With the help of Beau Lotto from University College London, 30 kids from Blackawton Primary School designed and conducted experiments on bees, and then analyzed the results. The resulting paper was published in Biology Letters.
The eight to ten year old kids were interested in whether bees could solve problems in the way that humans could. In particular, they tested whether bees could learn to distinguish a blue flower surrounded by yellow flowers from a yellow flower surrounded by blue. Doing so correctly would lead the bees to a treat of sugar water rather than salt water. The children also wanted to know whether all the bees performed in the same way, or if some bees had distinct learning capacities.

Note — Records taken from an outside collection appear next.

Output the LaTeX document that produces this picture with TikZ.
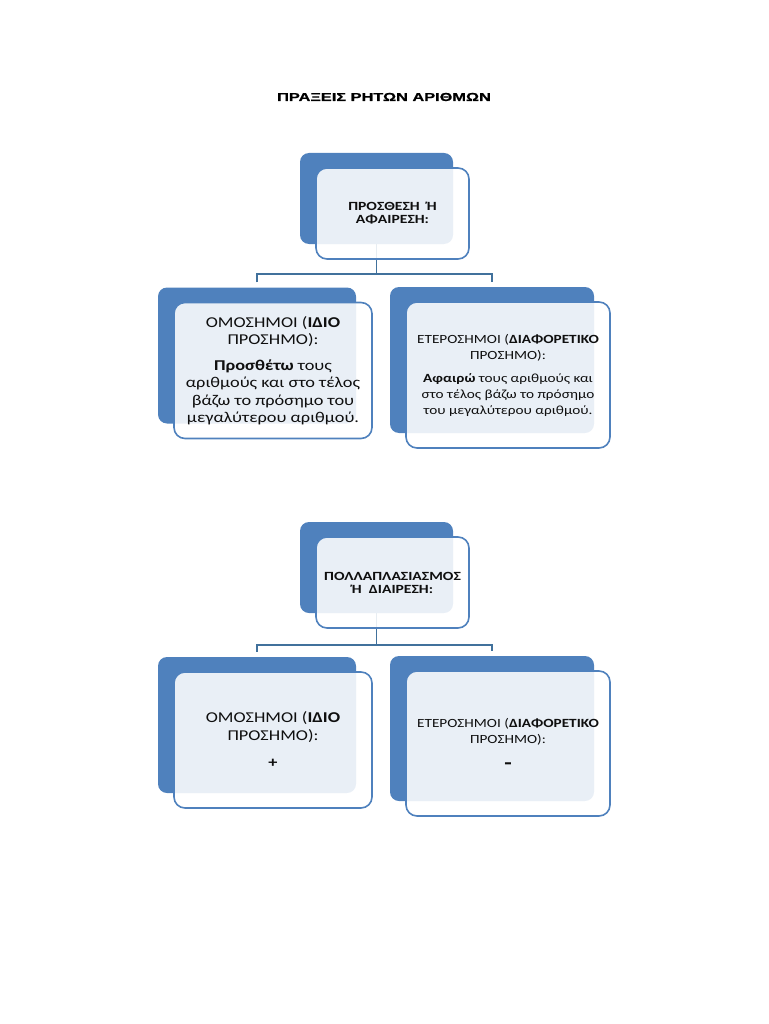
\documentclass[tikz,border=0pt]{standalone}
\usepackage{fontspec}
\setmainfont{Carlito}[FakeStretch=1.22]
\newfontfamily\capsfont{Carlito}[FakeStretch=1.25]
\newfontfamily\titlefont{Liberation Sans}[FakeStretch=1.42, FakeBold=0.8]
\usetikzlibrary{calc}
\definecolor{accent}{RGB}{79,129,189}
\definecolor{linkblue}{RGB}{65,113,156}
\definecolor{inktext}{RGB}{15,15,15}
\tikzset{
  backbox/.style={fill=accent, rounded corners=9pt, inner sep=0pt},
  frontbox/.style={draw=accent, line width=1.6pt, fill=white, fill opacity=0.88,
    text opacity=1, text=inktext, rounded corners=11pt, align=center, inner sep=0pt},
  topsize/.style={minimum width=153pt, minimum height=91pt},
  leftsize/.style={minimum width=198pt, minimum height=136pt},
  rightsize/.style={minimum width=204pt, minimum height=146pt},
  link/.style={draw=linkblue, line width=1.6pt},
  toptext/.style={font=\capsfont\fontsize{12.5}{13}\selectfont\bfseries},
  bigtext/.style={font=\fontsize{15}{17.5}\selectfont},
  smalltext/.style={font=\fontsize{12.5}{16}\selectfont},
}
\begin{document}
\begin{tikzpicture}[x=1pt,y=-1pt]
\useasboundingbox (0,0) rectangle (768,1024);
% title
\node[font=\titlefont\fontsize{11.5}{13}\selectfont\bfseries] (title) at (384,97) {ΠΡΑΞΕΙΣ ΡΗΤΩΝ ΑΡΙΘΜΩΝ};

% centres of the front boxes
\coordinate (addc) at (392.5,213.5);
\coordinate (samec) at (273,370.5);
\coordinate (diffc) at (508,375);
\coordinate (mulc) at (392.5,582.5);
\coordinate (msamec) at (273,740);
\coordinate (mdiffc) at (508,743.5);

% back boxes
\node[backbox, topsize] (addback) at ([shift={(-16,-15)}]addc) {};
\node[backbox, leftsize] (sameback) at ([shift={(-16,-15)}]samec) {};
\node[backbox, rightsize] (diffback) at ([shift={(-16,-15)}]diffc) {};
\node[backbox, topsize] (mulback) at ([shift={(-16,-15)}]mulc) {};
\node[backbox, leftsize] (msameback) at ([shift={(-16,-15)}]msamec) {};
\node[backbox, rightsize, minimum height=145pt] (mdiffback) at ([shift={(-16,-15)}]mdiffc) {};

% connectors
\draw[link] (addback.south) -- ++(0,30) coordinate (addfork);
\draw[link] ([yshift=5pt]sameback.north) |- (addfork) -| ([yshift=5pt]diffback.north);
\draw[link] (mulback.south) -- ++(0,32) coordinate (mulfork);
\draw[link] ([yshift=5pt]msameback.north) |- (mulfork) -| ([yshift=5pt]mdiffback.north);

% front boxes
\node[frontbox, topsize, toptext] (add) at (addc) {ΠΡΟΣΘΕΣΗ \ Ή\\ΑΦΑΙΡΕΣΗ:};
\node[frontbox, leftsize, bigtext] (same) at (samec)
  {ΟΜΟΣΗΜΟΙ (\textbf{ΙΔΙΟ}\\ΠΡΟΣΗΜΟ):\\[8pt]\textbf{Προσθέτω} τους\\αριθμούς και στο τέλος\\βάζω το πρόσημο του\\μεγαλύτερου αριθμού.};
\node[frontbox, rightsize, smalltext] (diff) at (diffc)
  {ΕΤΕΡΟΣΗΜΟΙ (\textbf{ΔΙΑΦΟΡΕΤΙΚΟ}\\ΠΡΟΣΗΜΟ):\\[7pt]\textbf{Αφαιρώ} τους αριθμούς και\\στο τέλος βάζω το πρόσημο\\του μεγαλύτερου αριθμού.};
\node[frontbox, topsize, toptext] (mul) at (mulc) {ΠΟΛΛΑΠΛΑΣΙΑΣΜΟΣ\\Ή \ ΔΙΑΙΡΕΣΗ:};
\node[frontbox, leftsize, bigtext] (msame) at (msamec)
  {ΟΜΟΣΗΜΟΙ (\textbf{ΙΔΙΟ}\\ΠΡΟΣΗΜΟ):\\[10pt]\textbf{+}};
\node[frontbox, rightsize, minimum height=145pt, smalltext] (mdiff) at (mdiffc)
  {ΕΤΕΡΟΣΗΜΟΙ (\textbf{ΔΙΑΦΟΡΕΤΙΚΟ}\\ΠΡΟΣΗΜΟ):\\[10pt]{\fontsize{20}{20}\selectfont\textbf{-}}};
\end{tikzpicture}
\end{document}
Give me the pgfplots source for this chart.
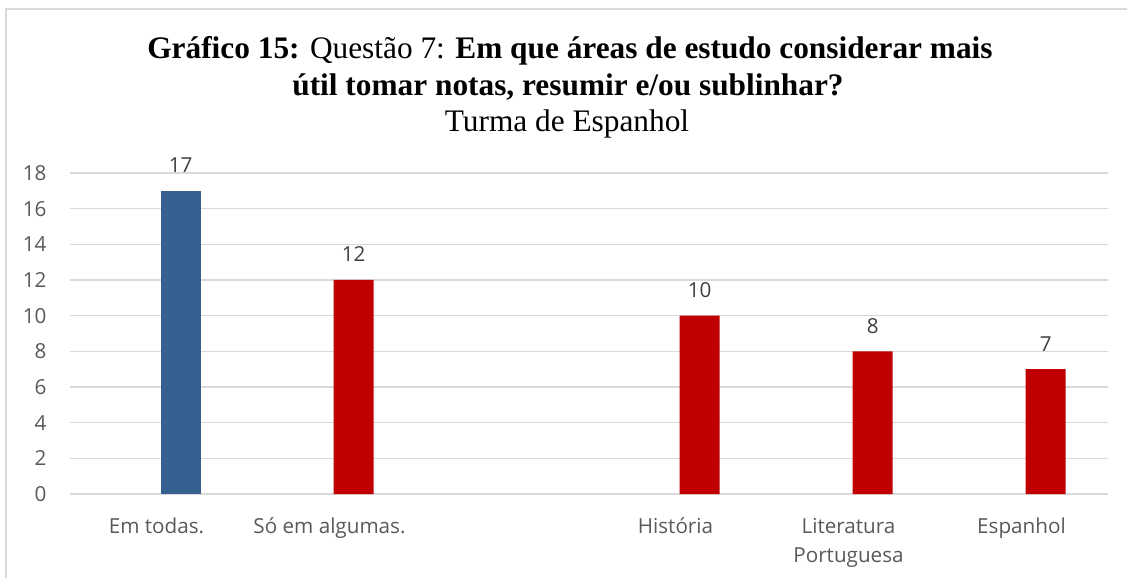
\documentclass[border=0pt]{standalone}
\usepackage{pgfplots}
\pgfplotsset{compat=1.18}
\usepackage{fontspec}
\setmainfont{Liberation Serif}
\newfontfamily\labelfont{Open Sans}
\definecolor{barblue}{HTML}{35608F}
\definecolor{barred}{HTML}{C00000}
\definecolor{gridgray}{HTML}{D9D9D9}
\definecolor{ticktext}{HTML}{595959}
\definecolor{datatext}{HTML}{404040}
\begin{document}
\begin{tikzpicture}
\path[use as bounding box] (0pt,0pt) rectangle (845.25pt,433.5pt);
% chart area border
\draw[gridgray, line width=0.9pt] (4.5pt,0pt) -- (4.5pt,426.75pt) -- (845.25pt,426.75pt);
% title
\begin{scope}[every node/.style={anchor=base, inner sep=0pt, font=\fontsize{23.5}{27}\selectfont}]
\node at (427.5pt,389.25pt) {\textbf{Gráfico 15:} Questão 7: \textbf{Em que áreas de estudo considerar mais}};
\node at (426pt,361.875pt) {\textbf{útil tomar notas, resumir e/ou sublinhar?}};
\node at (425.25pt,334.5pt) {Turma de Espanhol};
\end{scope}
\begin{axis}[
  at={(52.5pt,63pt)}, anchor=south west,
  scale only axis,
  width=778.5pt, height=240.75pt,
  xmin=-0.5, xmax=5.5,
  ymin=0, ymax=18,
  ytick={0,2,...,18},
  xtick={0,1,3,4,5},
  xticklabels={Em todas., Só em algumas., História, {\begin{tabular}[t]{@{}c@{}}Literatura\\Portuguesa\end{tabular}}, Espanhol},
  major tick length=0pt,
  axis line style={draw=none},
  ymajorgrids,
  grid style={gridgray, line width=1.1pt},
  /pgf/number format/assume math mode=true,
  ticklabel style={font=\labelfont\fontsize{15.5}{21.75}\selectfont, text=ticktext, inner sep=0pt},
  yticklabel style={anchor=east, xshift=-17.5pt},
  xticklabel style={anchor=base, yshift=-29.25pt},
  clip=false,
  ybar, bar shift=0pt, bar width=30pt,
  nodes near coords,
  every node near coord/.append style={font=\labelfont\fontsize{15.5}{21.75}\selectfont, text=datatext, anchor=base, inner sep=0pt, yshift=13.5pt},
]
\addplot[fill=barblue, draw=none] coordinates {(0.14,17)};
\addplot[fill=barred, draw=none] coordinates {(1.14,12) (3.14,10) (4.14,8) (5.14,7)};
\end{axis}
\end{tikzpicture}
\end{document}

To answer these questions, the kids first taught the bees to enter a plexiglass box containing four panels of 16 circles each, each containing a little tube of sugar water. Later, these tubes might contain salt water or nothing at all. For the experimentation phase, the circles surrounding the tubes were colored in varying patterns of yellow or blue. After being trained which colors within each pattern would yield the sugar water, the bees went to the correct colors over 90% of the time.
Figure 1. Conditions and responses to ‘test 1’ (control). (a) The pattern of colours that the bees were trained to and tested on in their first test (see text for explanation). (b) The selections made by all the bees tested (dots show where each bee landed and tried to get sugar water). (c) A table showing the preferences of each bee during testing (see text for explanation).
Interestingly, while all the bees went to the sugar-rewarding tubes most of the time, many bees clearly preferred blue over yellow, or vice versa. For example, one bee went to 31 correct yellow circles and 4 incorrect yellow circles, but never bothered to visit any blue circles.The bigger point, of course, is that anyone can learn to enjoy and participate in science!